→ **Given exercise**:
Wherever the string "this" appears in a line, extract that line.

* * * * * * * * *

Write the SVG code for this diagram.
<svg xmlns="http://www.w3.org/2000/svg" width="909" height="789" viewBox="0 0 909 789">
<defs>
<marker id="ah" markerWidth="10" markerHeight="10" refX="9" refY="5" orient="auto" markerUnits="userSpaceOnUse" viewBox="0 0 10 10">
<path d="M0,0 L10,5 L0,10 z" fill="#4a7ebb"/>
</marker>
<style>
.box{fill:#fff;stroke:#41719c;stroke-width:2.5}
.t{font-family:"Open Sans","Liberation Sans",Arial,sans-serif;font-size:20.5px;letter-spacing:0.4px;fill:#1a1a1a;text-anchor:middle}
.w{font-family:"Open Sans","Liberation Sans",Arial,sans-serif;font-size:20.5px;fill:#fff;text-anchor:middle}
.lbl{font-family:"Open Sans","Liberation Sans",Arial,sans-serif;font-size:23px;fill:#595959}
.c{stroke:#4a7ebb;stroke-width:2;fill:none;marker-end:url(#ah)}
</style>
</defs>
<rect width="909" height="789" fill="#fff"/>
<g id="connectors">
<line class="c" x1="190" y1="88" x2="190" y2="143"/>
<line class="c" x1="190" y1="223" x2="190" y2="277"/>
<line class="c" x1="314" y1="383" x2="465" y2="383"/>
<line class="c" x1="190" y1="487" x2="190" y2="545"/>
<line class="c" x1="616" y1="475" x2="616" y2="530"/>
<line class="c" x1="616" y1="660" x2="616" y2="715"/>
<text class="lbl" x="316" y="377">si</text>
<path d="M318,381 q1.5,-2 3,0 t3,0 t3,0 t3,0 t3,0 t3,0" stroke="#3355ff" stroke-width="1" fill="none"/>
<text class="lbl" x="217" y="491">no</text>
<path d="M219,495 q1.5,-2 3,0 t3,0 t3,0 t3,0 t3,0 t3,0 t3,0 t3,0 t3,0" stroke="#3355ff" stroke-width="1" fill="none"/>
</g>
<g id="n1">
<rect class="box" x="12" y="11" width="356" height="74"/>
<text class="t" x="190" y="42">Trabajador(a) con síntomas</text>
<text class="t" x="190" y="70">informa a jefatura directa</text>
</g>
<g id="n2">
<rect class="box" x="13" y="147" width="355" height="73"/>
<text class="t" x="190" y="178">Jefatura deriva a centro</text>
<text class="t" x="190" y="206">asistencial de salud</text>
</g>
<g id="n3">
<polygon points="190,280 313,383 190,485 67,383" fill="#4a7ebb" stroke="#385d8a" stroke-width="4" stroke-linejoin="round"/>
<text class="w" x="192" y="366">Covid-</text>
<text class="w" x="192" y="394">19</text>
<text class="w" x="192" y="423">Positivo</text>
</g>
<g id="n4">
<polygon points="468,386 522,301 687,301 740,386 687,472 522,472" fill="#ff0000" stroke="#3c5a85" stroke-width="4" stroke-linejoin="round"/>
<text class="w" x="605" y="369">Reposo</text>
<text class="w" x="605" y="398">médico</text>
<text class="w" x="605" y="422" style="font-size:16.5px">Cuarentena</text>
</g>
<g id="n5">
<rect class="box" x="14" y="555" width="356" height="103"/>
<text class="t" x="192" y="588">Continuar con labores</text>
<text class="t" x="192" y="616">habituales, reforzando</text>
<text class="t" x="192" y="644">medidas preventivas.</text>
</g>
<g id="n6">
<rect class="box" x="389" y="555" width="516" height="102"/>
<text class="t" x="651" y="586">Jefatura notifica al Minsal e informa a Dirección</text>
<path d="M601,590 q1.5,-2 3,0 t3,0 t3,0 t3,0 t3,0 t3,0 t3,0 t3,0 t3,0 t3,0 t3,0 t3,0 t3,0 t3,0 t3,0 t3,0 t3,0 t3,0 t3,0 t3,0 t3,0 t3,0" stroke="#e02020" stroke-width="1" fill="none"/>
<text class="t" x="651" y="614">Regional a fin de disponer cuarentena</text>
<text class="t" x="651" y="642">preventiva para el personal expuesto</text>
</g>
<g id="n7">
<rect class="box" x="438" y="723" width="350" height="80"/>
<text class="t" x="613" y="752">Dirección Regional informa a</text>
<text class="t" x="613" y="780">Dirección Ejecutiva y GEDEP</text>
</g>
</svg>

* * * * * * * * *

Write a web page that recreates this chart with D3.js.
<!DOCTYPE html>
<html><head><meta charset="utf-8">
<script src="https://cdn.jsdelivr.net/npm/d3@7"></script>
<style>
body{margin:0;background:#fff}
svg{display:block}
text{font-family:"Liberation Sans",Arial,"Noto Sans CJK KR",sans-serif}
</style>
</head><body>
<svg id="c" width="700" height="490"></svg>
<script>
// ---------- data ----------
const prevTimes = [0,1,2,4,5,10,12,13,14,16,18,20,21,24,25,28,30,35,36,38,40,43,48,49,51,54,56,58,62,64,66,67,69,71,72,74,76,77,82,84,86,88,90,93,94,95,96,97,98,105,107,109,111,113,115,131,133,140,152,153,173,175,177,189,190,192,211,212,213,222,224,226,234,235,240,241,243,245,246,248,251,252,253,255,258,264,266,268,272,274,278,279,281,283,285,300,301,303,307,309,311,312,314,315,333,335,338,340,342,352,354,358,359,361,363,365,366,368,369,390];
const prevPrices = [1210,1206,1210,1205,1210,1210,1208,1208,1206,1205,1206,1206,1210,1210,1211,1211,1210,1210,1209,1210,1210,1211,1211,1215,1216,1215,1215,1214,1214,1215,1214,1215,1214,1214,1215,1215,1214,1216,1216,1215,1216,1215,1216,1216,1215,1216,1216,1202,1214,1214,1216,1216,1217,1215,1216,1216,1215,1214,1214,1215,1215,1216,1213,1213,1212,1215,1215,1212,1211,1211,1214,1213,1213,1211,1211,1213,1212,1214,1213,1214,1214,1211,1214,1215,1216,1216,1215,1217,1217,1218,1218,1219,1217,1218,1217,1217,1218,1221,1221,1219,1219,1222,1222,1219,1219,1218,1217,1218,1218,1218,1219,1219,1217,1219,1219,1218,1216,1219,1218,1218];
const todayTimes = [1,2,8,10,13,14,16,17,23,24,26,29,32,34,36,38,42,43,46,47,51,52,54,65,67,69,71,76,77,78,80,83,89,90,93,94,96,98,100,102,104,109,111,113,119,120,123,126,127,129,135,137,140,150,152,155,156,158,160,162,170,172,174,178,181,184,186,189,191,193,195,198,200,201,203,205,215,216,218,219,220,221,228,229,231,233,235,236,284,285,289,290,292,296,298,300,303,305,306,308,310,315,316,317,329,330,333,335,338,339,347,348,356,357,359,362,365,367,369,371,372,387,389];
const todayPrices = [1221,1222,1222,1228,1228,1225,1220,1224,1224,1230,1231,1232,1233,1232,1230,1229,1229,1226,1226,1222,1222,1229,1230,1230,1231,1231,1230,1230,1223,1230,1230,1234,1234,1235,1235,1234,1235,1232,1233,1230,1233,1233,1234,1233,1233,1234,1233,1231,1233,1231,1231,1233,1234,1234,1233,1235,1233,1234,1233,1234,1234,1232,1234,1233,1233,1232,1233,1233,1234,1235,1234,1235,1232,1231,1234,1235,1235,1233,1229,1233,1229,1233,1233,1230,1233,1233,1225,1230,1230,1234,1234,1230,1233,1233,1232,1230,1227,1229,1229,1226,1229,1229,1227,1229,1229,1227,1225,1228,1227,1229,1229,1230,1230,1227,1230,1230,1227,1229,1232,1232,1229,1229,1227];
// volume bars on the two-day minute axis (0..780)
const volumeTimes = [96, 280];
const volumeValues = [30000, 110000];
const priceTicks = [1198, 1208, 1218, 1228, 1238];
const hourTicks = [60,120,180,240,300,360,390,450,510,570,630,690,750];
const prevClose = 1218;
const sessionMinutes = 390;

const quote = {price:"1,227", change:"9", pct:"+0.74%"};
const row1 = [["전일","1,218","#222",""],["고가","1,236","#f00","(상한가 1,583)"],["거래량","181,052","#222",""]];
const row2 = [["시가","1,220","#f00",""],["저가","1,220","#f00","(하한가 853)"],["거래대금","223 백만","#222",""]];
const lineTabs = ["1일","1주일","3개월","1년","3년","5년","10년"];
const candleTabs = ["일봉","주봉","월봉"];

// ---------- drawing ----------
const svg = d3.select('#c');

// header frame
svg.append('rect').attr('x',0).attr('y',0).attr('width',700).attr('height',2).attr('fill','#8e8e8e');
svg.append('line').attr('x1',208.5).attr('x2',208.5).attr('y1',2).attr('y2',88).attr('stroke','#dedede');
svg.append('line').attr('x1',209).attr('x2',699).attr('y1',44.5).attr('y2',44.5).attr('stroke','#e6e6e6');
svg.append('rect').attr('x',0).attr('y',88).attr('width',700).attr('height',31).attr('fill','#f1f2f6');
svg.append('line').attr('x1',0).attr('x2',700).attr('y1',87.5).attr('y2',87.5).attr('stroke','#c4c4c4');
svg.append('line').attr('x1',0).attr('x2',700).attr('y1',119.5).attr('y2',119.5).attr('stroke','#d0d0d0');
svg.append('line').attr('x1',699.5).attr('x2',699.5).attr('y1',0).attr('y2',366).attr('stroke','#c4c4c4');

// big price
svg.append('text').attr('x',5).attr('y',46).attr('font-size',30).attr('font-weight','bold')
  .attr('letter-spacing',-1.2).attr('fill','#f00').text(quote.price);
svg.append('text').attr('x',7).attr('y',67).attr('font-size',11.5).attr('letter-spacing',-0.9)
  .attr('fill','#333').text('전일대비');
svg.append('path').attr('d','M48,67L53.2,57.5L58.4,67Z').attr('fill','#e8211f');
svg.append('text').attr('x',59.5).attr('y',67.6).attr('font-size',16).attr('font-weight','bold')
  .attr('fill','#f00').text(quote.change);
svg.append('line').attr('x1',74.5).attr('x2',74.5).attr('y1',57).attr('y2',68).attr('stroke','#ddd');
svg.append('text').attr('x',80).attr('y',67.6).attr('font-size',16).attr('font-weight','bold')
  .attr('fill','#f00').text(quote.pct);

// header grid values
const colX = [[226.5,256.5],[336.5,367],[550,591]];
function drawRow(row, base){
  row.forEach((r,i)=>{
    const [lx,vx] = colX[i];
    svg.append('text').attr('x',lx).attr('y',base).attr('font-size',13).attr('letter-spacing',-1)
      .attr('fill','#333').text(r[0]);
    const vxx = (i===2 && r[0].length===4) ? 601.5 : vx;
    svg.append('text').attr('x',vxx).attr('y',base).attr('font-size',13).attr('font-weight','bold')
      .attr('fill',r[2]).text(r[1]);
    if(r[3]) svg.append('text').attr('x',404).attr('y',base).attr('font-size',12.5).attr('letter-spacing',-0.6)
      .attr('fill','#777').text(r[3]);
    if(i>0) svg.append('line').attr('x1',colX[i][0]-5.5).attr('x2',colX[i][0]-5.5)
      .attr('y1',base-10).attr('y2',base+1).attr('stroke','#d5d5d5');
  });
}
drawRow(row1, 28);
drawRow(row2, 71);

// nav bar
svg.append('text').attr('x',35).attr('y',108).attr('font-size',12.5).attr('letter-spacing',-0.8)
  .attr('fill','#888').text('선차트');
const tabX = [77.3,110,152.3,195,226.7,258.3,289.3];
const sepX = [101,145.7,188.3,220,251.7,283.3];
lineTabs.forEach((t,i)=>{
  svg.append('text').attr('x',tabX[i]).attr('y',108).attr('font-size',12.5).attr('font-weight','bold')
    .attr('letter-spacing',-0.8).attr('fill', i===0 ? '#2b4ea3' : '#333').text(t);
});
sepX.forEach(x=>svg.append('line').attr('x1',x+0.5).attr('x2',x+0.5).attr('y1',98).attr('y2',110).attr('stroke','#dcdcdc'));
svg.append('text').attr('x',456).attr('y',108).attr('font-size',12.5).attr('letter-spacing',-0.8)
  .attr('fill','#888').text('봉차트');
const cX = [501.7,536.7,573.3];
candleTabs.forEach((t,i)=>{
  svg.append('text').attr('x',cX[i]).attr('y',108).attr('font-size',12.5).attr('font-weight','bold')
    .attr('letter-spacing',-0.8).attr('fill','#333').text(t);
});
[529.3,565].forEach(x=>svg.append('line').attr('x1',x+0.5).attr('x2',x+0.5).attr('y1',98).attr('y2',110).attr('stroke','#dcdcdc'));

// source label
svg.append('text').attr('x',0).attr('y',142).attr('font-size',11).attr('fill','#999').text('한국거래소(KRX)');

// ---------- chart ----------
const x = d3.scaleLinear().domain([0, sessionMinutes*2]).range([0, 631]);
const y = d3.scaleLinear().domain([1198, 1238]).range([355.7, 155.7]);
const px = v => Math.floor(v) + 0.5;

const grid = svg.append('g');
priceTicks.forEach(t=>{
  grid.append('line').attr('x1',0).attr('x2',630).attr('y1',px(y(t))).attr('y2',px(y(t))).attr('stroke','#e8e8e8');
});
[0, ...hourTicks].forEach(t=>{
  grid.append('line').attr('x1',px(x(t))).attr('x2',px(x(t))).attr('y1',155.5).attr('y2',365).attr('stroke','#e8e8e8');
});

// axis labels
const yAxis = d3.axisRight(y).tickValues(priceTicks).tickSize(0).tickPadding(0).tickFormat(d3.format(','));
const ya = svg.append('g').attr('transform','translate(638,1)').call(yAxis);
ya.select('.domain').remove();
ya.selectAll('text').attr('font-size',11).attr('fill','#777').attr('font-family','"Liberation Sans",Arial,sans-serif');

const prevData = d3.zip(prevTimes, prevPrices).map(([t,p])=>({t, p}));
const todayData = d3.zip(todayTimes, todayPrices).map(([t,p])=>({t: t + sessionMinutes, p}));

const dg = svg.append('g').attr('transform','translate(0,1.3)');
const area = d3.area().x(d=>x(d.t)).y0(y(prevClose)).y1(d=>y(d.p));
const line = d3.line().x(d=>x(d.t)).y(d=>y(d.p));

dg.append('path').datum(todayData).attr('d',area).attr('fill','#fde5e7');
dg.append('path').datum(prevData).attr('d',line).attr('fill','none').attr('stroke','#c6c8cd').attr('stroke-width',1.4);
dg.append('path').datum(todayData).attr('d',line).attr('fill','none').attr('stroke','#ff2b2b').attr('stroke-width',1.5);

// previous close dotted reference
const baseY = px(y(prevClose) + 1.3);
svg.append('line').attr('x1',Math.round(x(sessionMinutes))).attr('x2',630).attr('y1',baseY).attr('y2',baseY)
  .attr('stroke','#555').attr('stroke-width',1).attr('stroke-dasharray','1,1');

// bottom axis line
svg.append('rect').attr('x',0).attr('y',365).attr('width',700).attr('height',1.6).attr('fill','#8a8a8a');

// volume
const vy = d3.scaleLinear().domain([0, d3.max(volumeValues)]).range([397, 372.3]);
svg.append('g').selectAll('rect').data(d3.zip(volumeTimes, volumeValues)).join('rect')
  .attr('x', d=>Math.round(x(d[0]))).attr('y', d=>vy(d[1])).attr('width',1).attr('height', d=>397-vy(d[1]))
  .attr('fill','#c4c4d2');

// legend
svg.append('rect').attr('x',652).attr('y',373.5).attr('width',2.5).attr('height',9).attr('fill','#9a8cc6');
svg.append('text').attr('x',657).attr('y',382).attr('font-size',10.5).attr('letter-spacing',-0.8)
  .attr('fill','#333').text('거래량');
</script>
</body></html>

* * * * * * * * *

→ **Exercise output**:
Write the SVG code for this diagram.
Write a web page that recreates this chart with D3.js.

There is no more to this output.